PIONEER LIFE IN PUYALLUP VALLEY.

The immigration of 1853 through the Natchess Pass settled in the Puyallup Valley. Although they had been on the Plains all summer and needed rest, imperative necessity compelled them to immediately make a road through the forest to the county town of Steilacoom, sixteen miles away and situated on the borders of Puget Sound.

Soon after the road was built one of them, John Carson, established a ferry and later built the first bridge across the Puyallup. He was an enterprising, intelligent man, yet nevertheless exceedingly careless in business as likewise of his person. Eighteen months before I moved to the valley, I crossed the river at his place and found him nailing on the third course of shingles to cover a new house that he had built. He came down off the roof and I remained with him for a couple of hours, most of the time in the orchard, for even at that early day we were both deeply interested in fruit culture. I willingly acknowledge that he could teach me a great deal on the subject. A year later I visited him again. The row of shingles, the nail bag and even the hatchet remained as he had left it on the occasion of my first visit, notwithstanding he and his family were living in the hovel of one room and a loft—the remains of a block house that had been erected in the Indian war times. The lower story was so low that his wife, who was a tall woman, could not stand up straight except between the rough hewed joists, as attested in numerous places by the red hair from the lady's head coming in contact with slivers from the rough-hewed logs. Not much difference existed between the two as to personal habits of cleanliness, or rather lack of cleanliness, and yet I never knew a more altruistic worker than this same Emma Darrow Carson. When, in early days, we established a Good Templars' Lodge, for the sake of the children, Mrs.
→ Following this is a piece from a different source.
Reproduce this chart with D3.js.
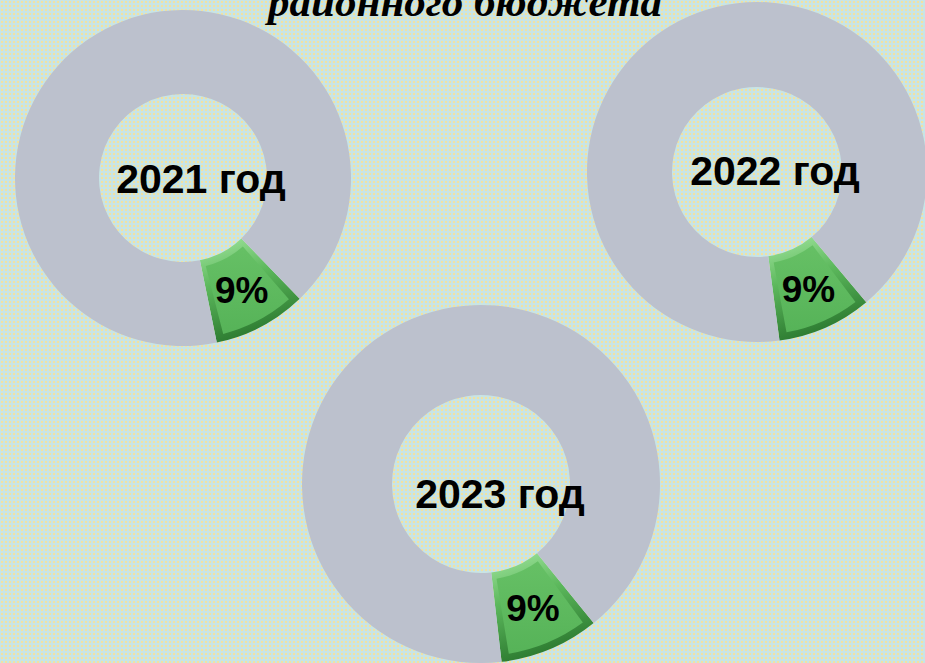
<!DOCTYPE html>
<html>
<head>
<meta charset="utf-8">
<script src="https://cdn.jsdelivr.net/npm/d3@7"></script>
<style>
  html, body { margin: 0; padding: 0; overflow: hidden; }
  svg { display: block; }
</style>
</head>
<body>
<svg id="chart" width="925" height="663"></svg>
<script>
// chart data
var years = ["2021 год", "2022 год", "2023 год"];
var shares = [9, 9, 9];          // share of the district budget, %
var shareLabels = ["9%", "9%", "9%"];
var title = "районного бюджета";

// layout (kept apart from the data)
var layout = [
  { cx: 183, cy: 178, outer: 168, inner: 84, start: 136, tx: 18, ty: 15 },
  { cx: 757, cy: 172, outer: 170, inner: 85, start: 140, tx: 18, ty: 13 },
  { cx: 481, cy: 484, outer: 179, inner: 89, start: 141, tx: 19, ty: 24 }
];

var svg = d3.select("#chart"),
    width = +svg.attr("width"),
    height = +svg.attr("height");

var defs = svg.append("defs");

// dotted backdrop
var pat = defs.append("pattern")
    .attr("id", "dots")
    .attr("width", 4).attr("height", 4)
    .attr("patternUnits", "userSpaceOnUse");
pat.append("rect").attr("width", 4).attr("height", 4).attr("fill", "#c6e5e8");
pat.append("circle").attr("cx", 2).attr("cy", 2).attr("r", 1.2).attr("fill", "#f3e2a0");

// green bevel gradients
var g1 = defs.append("linearGradient").attr("id", "greenEdge")
    .attr("x1", 0).attr("y1", 0).attr("x2", 0.3).attr("y2", 1);
g1.append("stop").attr("offset", "0%").attr("stop-color", "#a3e6a0");
g1.append("stop").attr("offset", "45%").attr("stop-color", "#5cb85c");
g1.append("stop").attr("offset", "100%").attr("stop-color", "#2c7a30");

var g2 = defs.append("linearGradient").attr("id", "greenFace")
    .attr("x1", 0).attr("y1", 0).attr("x2", 0).attr("y2", 1);
g2.append("stop").attr("offset", "0%").attr("stop-color", "#66c065");
g2.append("stop").attr("offset", "100%").attr("stop-color", "#56b358");

svg.append("rect")
    .attr("width", width)
    .attr("height", height)
    .attr("fill", "url(#dots)");

// title, mostly cut off by the top edge (as in the original slide)
svg.append("text")
    .attr("x", 465)
    .attr("y", 16)
    .attr("text-anchor", "middle")
    .style("font-family", "'Liberation Serif', 'Times New Roman', serif")
    .style("font-weight", "bold")
    .style("font-style", "italic")
    .style("font-size", "43px")
    .attr("fill", "#000")
    .text(title);

var toRad = Math.PI / 180;

years.forEach(function(year, i) {
    var L = layout[i];
    var data = [
        { key: "share", value: shares[i] },
        { key: "rest", value: 100 - shares[i] }
    ];

    var pie = d3.pie()
        .sort(null)
        .value(function(d) { return d.value; })
        .startAngle(L.start * toRad)
        .endAngle(L.start * toRad + 2 * Math.PI);

    var arc = d3.arc().innerRadius(L.inner).outerRadius(L.outer);

    var g = svg.append("g")
        .attr("transform", "translate(" + L.cx + "," + L.cy + ")");

    var slices = pie(data);

    g.selectAll("path.slice")
        .data(slices)
        .enter().append("path")
        .attr("class", "slice")
        .attr("d", arc)
        .attr("fill", function(d) { return d.data.key == "share" ? "url(#greenEdge)" : "#bcc1cd"; });

    // inner face of the bevelled green slice
    var s = slices[0];
    var inset = 7;
    var midR = (L.inner + L.outer) / 2;
    var face = d3.arc()
        .innerRadius(L.inner + inset)
        .outerRadius(L.outer - inset)
        .startAngle(s.startAngle + inset / midR * 0.9)
        .endAngle(s.endAngle - inset / midR * 0.9);

    g.append("path")
        .attr("d", face())
        .attr("fill", "url(#greenFace)");

    var c = arc.centroid(s);
    g.append("text")
        .attr("x", c[0])
        .attr("y", c[1])
        .attr("dy", "0.36em")
        .attr("text-anchor", "middle")
        .style("font-family", "'Liberation Sans', Arial, sans-serif")
        .style("font-weight", "bold")
        .style("font-size", "37px")
        .attr("fill", "#000")
        .text(shareLabels[i]);

    g.append("text")
        .attr("x", L.tx)
        .attr("y", L.ty)
        .attr("text-anchor", "middle")
        .style("font-family", "'Liberation Sans', Arial, sans-serif")
        .style("font-weight", "bold")
        .style("font-size", "41px")
        .attr("fill", "#000")
        .text(year);
});
</script>
</body>
</html>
Carson, rain or shine, would always attend and always do her part to make the meetings interesting.

Nearby lived my neighbor, Walker, who though very strict in religious matters, nevertheless would not join in upbuilding the lodge for the reason he and his wife both were opposed to secret societies. One could readily see that Mrs. Walker believed "cleanliness was next to godliness" by a look into her house, where I often told her it would seem she was looking after the invisible dirt, so persistent she seemed in the care of her house. She was an industrious, religious, conscientious lady and was always welcomed in our own cabin, where she often came to spend an hour with another pioneer's wife who likewise practiced the time-honored proverb.